Captain David H. Deming, commander of the pride of the Dayline, realized immediately the seriousness of the accident and tied down the whistle of his vessel for the purpose of summoning aid from other craft in the harbor. Passengers were ordered to the top deck to don lifebelts, and the continuous blasts of the “Washington Irving’s” whistle soon brought more than a dozen other vessels to her side. The ill-fated dayboat reached a pier on the Jersey shore where passengers were able to scramble to safety. Two lives were lost in the accident- a Mrs. Arthur Hoag and her three-year-old daughter of Long Island City.
The “Washington Irving” sunk along side of the pier- coming to rest on the end of the Holland Vehicular Tunnel. On February 14, 1927 the vessel was raised and later taken to Bayonne, New Jersey where she was tied up. In September 1933 the wreck of the “Washington Irving” was sold for junk to the Northern Metal Company of Philadelphia where she was taken and broken up.
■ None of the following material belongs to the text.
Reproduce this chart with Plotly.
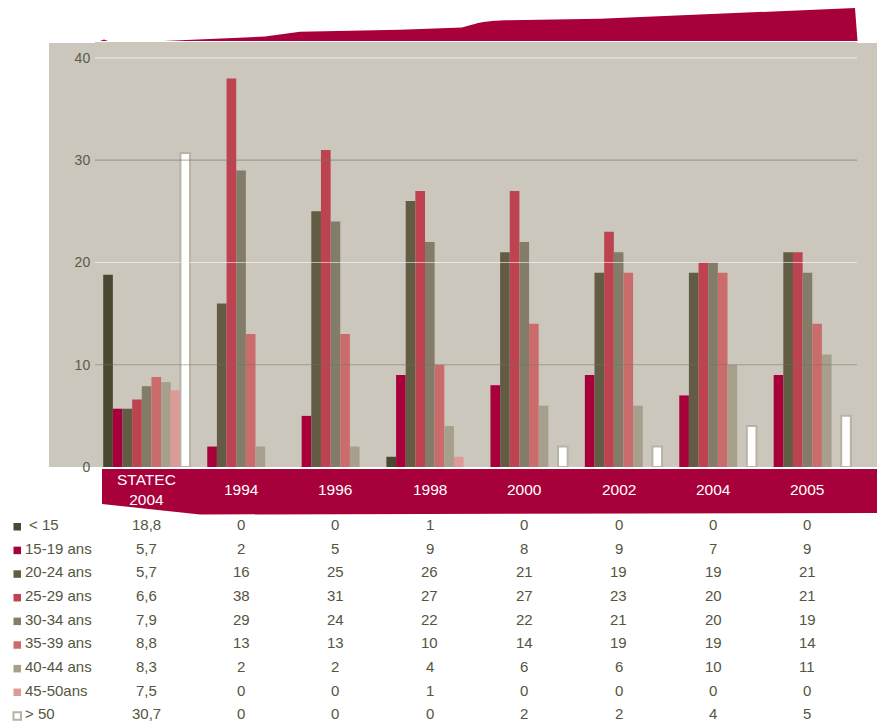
import plotly.graph_objects as go

# ---------------- data ----------------
categories = ["STATEC 2004", "1994", "1996", "1998", "2000", "2002", "2004", "2005"]
band_labels = ["STATEC<br>2004", "1994", "1996", "1998", "2000", "2002", "2004", "2005"]
series_names = ["< 15", "15-19 ans", "20-24 ans", "25-29 ans", "30-34 ans",
                "35-39 ans", "40-44 ans", "45-50ans", "> 50"]

age_lt15 = [18.8, 0, 0, 1, 0, 0, 0, 0]
age_15_19 = [5.7, 2, 5, 9, 8, 9, 7, 9]
age_20_24 = [5.7, 16, 25, 26, 21, 19, 19, 21]
age_25_29 = [6.6, 38, 31, 27, 27, 23, 20, 21]
age_30_34 = [7.9, 29, 24, 22, 22, 21, 20, 19]
age_35_39 = [8.8, 13, 13, 10, 14, 19, 19, 14]
age_40_44 = [8.3, 2, 2, 4, 6, 6, 10, 11]
age_45_50 = [7.5, 0, 0, 1, 0, 0, 0, 0]
age_gt50 = [30.7, 0, 0, 0, 2, 2, 4, 5]

series_values = [age_lt15, age_15_19, age_20_24, age_25_29, age_30_34,
                 age_35_39, age_40_44, age_45_50, age_gt50]

y_ticks = [0, 10, 20, 30, 40]

# ---------------- styles ----------------
colors = ["#4A4830", "#A8003A", "#625C45", "#BC434F", "#827C68",
          "#CB6C6C", "#A59F8C", "#DD9A96", "#FFFFFF"]
outline_open = "#B9B3A6"
crimson = "#A8003A"
grey_bg = "#CBC7BC"
text_col = "#55553F"
FONT = "Liberation Sans, Arial, sans-serif"

W, H = 877, 724
L, R, T, B = 95, 20, 42, 257
pw = W - L - R
ph = H - T - B
base = H - B


def px(x):
    return (x - L) / pw


def py(y):
    return (base - y) / ph


def fmt(v):
    if float(v).is_integer():
        return str(int(v))
    return str(v).replace(".", ",")


fig = go.Figure()
for name, vals, col in zip(series_names, series_values, colors):
    is_open = name == "> 50"
    fig.add_trace(go.Bar(
        x=categories, y=vals, name=name,
        marker=dict(
            color=col,
            line=dict(color=outline_open if is_open else col,
                      width=[2 if v > 0 else 0 for v in vals] if is_open else 0),
        ),
        hoverinfo="x+y+name",
    ))

shapes = []
# grey panel extended to the left (behind y labels)
shapes.append(dict(type="rect", xref="paper", yref="paper",
                   x0=px(49), x1=px(877), y0=0, y1=py(43),
                   fillcolor=grey_bg, line=dict(width=0), layer="below"))
# gridlines (semi-transparent, above bars)
for v in y_ticks[1:]:
    light = (v // 10) % 2 == 0
    shapes.append(dict(type="line", xref="paper", yref="y", x0=0, x1=1, y0=v, y1=v,
                       line=dict(color="rgba(255,255,255,0.55)" if light else "rgba(120,114,94,0.5)",
                                 width=1.2),
                       layer="above"))


def path(points, closed=True):
    s = "M " + " L ".join(f"{px(x):.5f},{py(y):.5f}" for x, y in points)
    return s + (" Z" if closed else "")


# top decorative banner
banner = ("M {a} L {b} L {c} L {d} L {e} C {f} {g} {h} L {i} L {j} L {k} Z").format(
    a=f"{px(163):.5f},{py(41):.5f}", b=f"{px(265):.5f},{py(36.5):.5f}",
    c=f"{px(300):.5f},{py(31.8):.5f}", d=f"{px(400):.5f},{py(29.8):.5f}",
    e=f"{px(462):.5f},{py(27.5):.5f}",
    f=f"{px(472):.5f},{py(25.5):.5f}", g=f"{px(478):.5f},{py(21):.5f}",
    h=f"{px(505):.5f},{py(20.3):.5f}",
    i=f"{px(600):.5f},{py(18.8):.5f}", j=f"{px(855):.5f},{py(8):.5f}",
    k=f"{px(857.5):.5f},{py(41):.5f}")
shapes.append(dict(type="path", xref="paper", yref="paper", path=banner,
                   fillcolor=crimson, line=dict(width=0), layer="above"))
shapes.append(dict(type="path", xref="paper", yref="paper",
                   path=path([(100, 41), (104, 39.6), (108, 41)]),
                   fillcolor=crimson, line=dict(width=0), layer="above"))
# x label band
shapes.append(dict(type="path", xref="paper", yref="paper",
                   path=path([(102, 469), (877, 469), (877, 513), (200, 514.5), (102, 504)]),
                   fillcolor=crimson, line=dict(width=0), layer="above"))

annotations = []
for idx, lab in enumerate(band_labels):
    annotations.append(dict(x=idx, xref="x", y=py(489), yref="paper", text=lab,
                            showarrow=False, xanchor="center", yanchor="middle",
                            font=dict(family=FONT, size=15.5, color="white")))

row0, pitch = 524.5, 23.65
for i, (name, vals, col) in enumerate(zip(series_names, series_values, colors)):
    yc = row0 + pitch * i
    for idx, v in enumerate(vals):
        annotations.append(dict(x=idx, xref="x", y=py(yc), yref="paper", text=fmt(v),
                                showarrow=False, xanchor="center", yanchor="middle",
                                borderpad=0,
                                font=dict(family=FONT, size=15, color=text_col)))
    lx = 29 if name == "< 15" else 25
    annotations.append(dict(x=px(lx), xref="paper", y=py(yc), yref="paper", text=name,
                            showarrow=False, xanchor="left", yanchor="middle", xshift=-1,
                            borderpad=0,
                            font=dict(family=FONT, size=15, color=text_col)))
    is_open = name == "> 50"
    shapes.append(dict(type="rect", xref="paper", yref="paper",
                       x0=px(13.5), x1=px(21), y0=py(yc + 6), y1=py(yc - 1.5),
                       fillcolor=col,
                       line=dict(color=outline_open if is_open else col, width=2 if is_open else 0)))

fig.update_layout(
    width=W, height=H,
    margin=dict(l=L, r=R, t=T, b=B, pad=0),
    paper_bgcolor="white", plot_bgcolor=grey_bg,
    barmode="group", bargap=0.08, bargroupgap=0,
    showlegend=False,
    font=dict(family=FONT, color=text_col),
    xaxis=dict(type="category", range=[-0.547, 7.525], showticklabels=False, showgrid=False,
               zeroline=False, showline=False, ticks=""),
    yaxis=dict(range=[0, 41.56], tickvals=y_ticks, showgrid=False, zeroline=False,
               showline=False, ticks="outside", ticklen=1, tickcolor="rgba(0,0,0,0)",
               tickfont=dict(family=FONT, size=14, color="#5B5B49")),
    shapes=shapes,
    annotations=annotations,
)

fig.write_html("out.html", config={"displayModeBar": False},
               post_script="document.body.style.margin='0';document.body.style.padding='0';")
George W. Murdock, (b. 1853-d. 1940) was a veteran marine engineer who served on the steamboats "Utica", "Sunnyside", "City of Troy", and "Mary Powell". He also helped dismantle engines in scrapped steamboats in the winter months and later in his career worked as an engineer at the brickyards in Port Ewen. In 1883 he moved to Brooklyn, NY and operated several private yachts. He ended his career working in power houses in the outer boroughs of New York City. His mother Catherine Murdock was the keeper of the Rondout Lighthouse for 50 years.